Provided material ▸

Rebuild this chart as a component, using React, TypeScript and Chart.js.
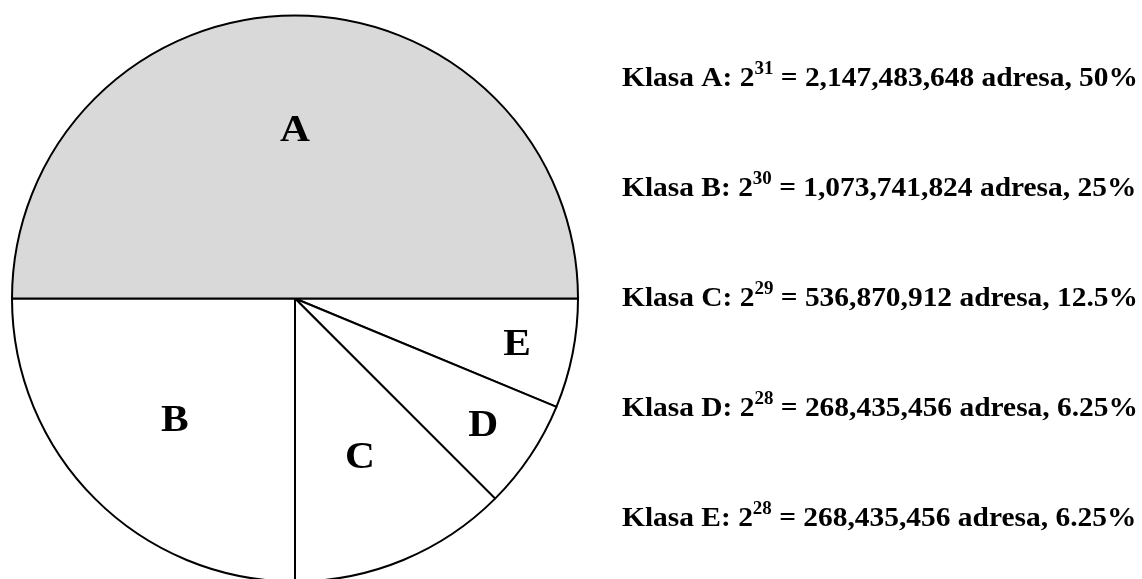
import React, { useEffect, useRef } from 'react';
import { Chart, registerables } from 'chart.js';

Chart.register(...registerables);

// ---- data ----
const classes = ['A', 'B', 'C', 'D', 'E'];
const exponents = [31, 30, 29, 28, 28];
const addresses = [2147483648, 1073741824, 536870912, 268435456, 268435456];

// ---- style ----
const sliceColors = ['#d9d9d9', '#ffffff', '#ffffff', '#ffffff', '#ffffff'];
const labelRadiusFraction = [0.6, 0.6, 0.6, 0.8, 0.8];
const FONT = '"Liberation Serif", Tinos, "Times New Roman", Times, serif';

export default function App() {
  const ref = useRef<HTMLCanvasElement | null>(null);

  useEffect(() => {
    document.body.style.margin = '0';
    document.body.style.overflow = 'hidden';
    const canvas = ref.current;
    if (!canvas) return;

    // drawn clockwise from 3 o'clock: E, D, C, B, A
    const order = [4, 3, 2, 1, 0];
    const total = addresses.reduce((a, b) => a + b, 0);

    const labelPlugin = {
      id: 'sliceAndLegendText',
      afterDraw(chart: any) {
        const ctx = chart.ctx as CanvasRenderingContext2D;
        const meta = chart.getDatasetMeta(0);
        ctx.save();
        ctx.fillStyle = '#000';
        // slice letters
        const fs = 37;
        ctx.font = `bold ${fs}px ${FONT}`;
        ctx.textAlign = 'center';
        ctx.textBaseline = 'alphabetic';
        meta.data.forEach((arc: any, i: number) => {
          const p = arc.getProps(['x', 'y', 'startAngle', 'endAngle', 'outerRadius'], true);
          const idx = order[i];
          const mid = (p.startAngle + p.endAngle) / 2;
          const r = p.outerRadius * labelRadiusFraction[idx];
          const px = p.x + Math.cos(mid) * r;
          const py = p.y + Math.sin(mid) * r;
          ctx.save();
          ctx.translate(px, py);
          ctx.scale(1.12, 1);
          ctx.fillText(classes[idx], 0, fs * 0.33);
          ctx.restore();
        });

        // legend text on the right
        const mainSize = 28;
        const supSize = 18;
        const x0 = 622;
        const y0 = 86;
        const gap = 110;
        const lines = classes.map((c, i) => {
          const pct = (addresses[i] / total) * 100;
          return {
            pre: `Klasa ${c}: 2`,
            sup: String(exponents[i]),
            post: ` = ${addresses[i].toLocaleString('en-US')} adresa, ${pct}%`,
          };
        });
        const measure = (l: any) => {
          ctx.font = `bold ${mainSize}px ${FONT}`;
          const a = ctx.measureText(l.pre).width;
          const c = ctx.measureText(l.post).width;
          ctx.font = `bold ${supSize}px ${FONT}`;
          const b = ctx.measureText(l.sup).width;
          return { a, b, c };
        };
        const m0 = measure(lines[0]);
        const sx = 516 / (m0.a + m0.b + m0.c);
        ctx.textAlign = 'left';
        lines.forEach((l, i) => {
          const m = measure(l);
          const y = y0 + i * gap;
          ctx.save();
          ctx.translate(x0, y);
          ctx.scale(sx, 1);
          ctx.font = `bold ${mainSize}px ${FONT}`;
          ctx.fillText(l.pre, 0, 0);
          ctx.font = `bold ${supSize}px ${FONT}`;
          ctx.fillText(l.sup, m.a, -mainSize * 0.42);
          ctx.font = `bold ${mainSize}px ${FONT}`;
          ctx.fillText(l.post, m.a + m.b, 0);
          ctx.restore();
        });
        ctx.restore();
      },
    };

    const chart = new Chart(canvas, {
      type: 'pie',
      data: {
        labels: order.map((i) => classes[i]),
        datasets: [
          {
            data: order.map((i) => addresses[i]),
            backgroundColor: order.map((i) => sliceColors[i]),
            borderColor: '#000000',
            borderWidth: 2,
            hoverOffset: 0,
          },
        ],
      },
      options: {
        responsive: false,
        animation: false,
        rotation: 90,
        layout: { padding: { left: 11, top: 14.5, right: 1142 - 579, bottom: 600 - 582.5 } },
        plugins: {
          legend: { display: false },
          tooltip: { enabled: false },
        },
        events: [],
      },
      plugins: [labelPlugin],
    });

    return () => {
      chart.destroy();
    };
  }, []);

  return (
    <div style={{ position: 'absolute', left: 0, top: 0, width: 1142, height: 579, overflow: 'hidden', background: '#fff' }}>
      <canvas ref={ref} width={1142} height={600} style={{ display: 'block' }} />
    </div>
  );
}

Directions for this task ▸ Go through the material above and print all of it exactly, except the pictures.

Task answer ▸
Rebuild this chart as a component, using React, TypeScript and Chart.js.
import React, { useEffect, useRef } from 'react';
import { Chart, registerables } from 'chart.js';

Chart.register(...registerables);

// ---- data ----
const classes = ['A', 'B', 'C', 'D', 'E'];
const exponents = [31, 30, 29, 28, 28];
const addresses = [2147483648, 1073741824, 536870912, 268435456, 268435456];

// ---- style ----
const sliceColors = ['#d9d9d9', '#ffffff', '#ffffff', '#ffffff', '#ffffff'];
const labelRadiusFraction = [0.6, 0.6, 0.6, 0.8, 0.8];
const FONT = '"Liberation Serif", Tinos, "Times New Roman", Times, serif';

export default function App() {
  const ref = useRef<HTMLCanvasElement | null>(null);

  useEffect(() => {
    document.body.style.margin = '0';
    document.body.style.overflow = 'hidden';
    const canvas = ref.current;
    if (!canvas) return;

    // drawn clockwise from 3 o'clock: E, D, C, B, A
    const order = [4, 3, 2, 1, 0];
    const total = addresses.reduce((a, b) => a + b, 0);

    const labelPlugin = {
      id: 'sliceAndLegendText',
      afterDraw(chart: any) {
        const ctx = chart.ctx as CanvasRenderingContext2D;
        const meta = chart.getDatasetMeta(0);
        ctx.save();
        ctx.fillStyle = '#000';
        // slice letters
        const fs = 37;
        ctx.font = `bold ${fs}px ${FONT}`;
        ctx.textAlign = 'center';
        ctx.textBaseline = 'alphabetic';
        meta.data.forEach((arc: any, i: number) => {
          const p = arc.getProps(['x', 'y', 'startAngle', 'endAngle', 'outerRadius'], true);
          const idx = order[i];
          const mid = (p.startAngle + p.endAngle) / 2;
          const r = p.outerRadius * labelRadiusFraction[idx];
          const px = p.x + Math.cos(mid) * r;
          const py = p.y + Math.sin(mid) * r;
          ctx.save();
          ctx.translate(px, py);
          ctx.scale(1.12, 1);
          ctx.fillText(classes[idx], 0, fs * 0.33);
          ctx.restore();
        });

        // legend text on the right
        const mainSize = 28;
        const supSize = 18;
        const x0 = 622;
        const y0 = 86;
        const gap = 110;
        const lines = classes.map((c, i) => {
          const pct = (addresses[i] / total) * 100;
          return {
            pre: `Klasa ${c}: 2`,
            sup: String(exponents[i]),
            post: ` = ${addresses[i].toLocaleString('en-US')} adresa, ${pct}%`,
          };
        });
        const measure = (l: any) => {
          ctx.font = `bold ${mainSize}px ${FONT}`;
          const a = ctx.measureText(l.pre).width;
          const c = ctx.measureText(l.post).width;
          ctx.font = `bold ${supSize}px ${FONT}`;
          const b = ctx.measureText(l.sup).width;
          return { a, b, c };
        };
        const m0 = measure(lines[0]);
        const sx = 516 / (m0.a + m0.b + m0.c);
        ctx.textAlign = 'left';
        lines.forEach((l, i) => {
          const m = measure(l);
          const y = y0 + i * gap;
          ctx.save();
          ctx.translate(x0, y);
          ctx.scale(sx, 1);
          ctx.font = `bold ${mainSize}px ${FONT}`;
          ctx.fillText(l.pre, 0, 0);
          ctx.font = `bold ${supSize}px ${FONT}`;
          ctx.fillText(l.sup, m.a, -mainSize * 0.42);
          ctx.font = `bold ${mainSize}px ${FONT}`;
          ctx.fillText(l.post, m.a + m.b, 0);
          ctx.restore();
        });
        ctx.restore();
      },
    };

    const chart = new Chart(canvas, {
      type: 'pie',
      data: {
        labels: order.map((i) => classes[i]),
        datasets: [
          {
            data: order.map((i) => addresses[i]),
            backgroundColor: order.map((i) => sliceColors[i]),
            borderColor: '#000000',
            borderWidth: 2,
            hoverOffset: 0,
          },
        ],
      },
      options: {
        responsive: false,
        animation: false,
        rotation: 90,
        layout: { padding: { left: 11, top: 14.5, right: 1142 - 579, bottom: 600 - 582.5 } },
        plugins: {
          legend: { display: false },
          tooltip: { enabled: false },
        },
        events: [],
      },
      plugins: [labelPlugin],
    });

    return () => {
      chart.destroy();
    };
  }, []);

  return (
    <div style={{ position: 'absolute', left: 0, top: 0, width: 1142, height: 579, overflow: 'hidden', background: '#fff' }}>
      <canvas ref={ref} width={1142} height={600} style={{ display: 'block' }} />
    </div>
  );
}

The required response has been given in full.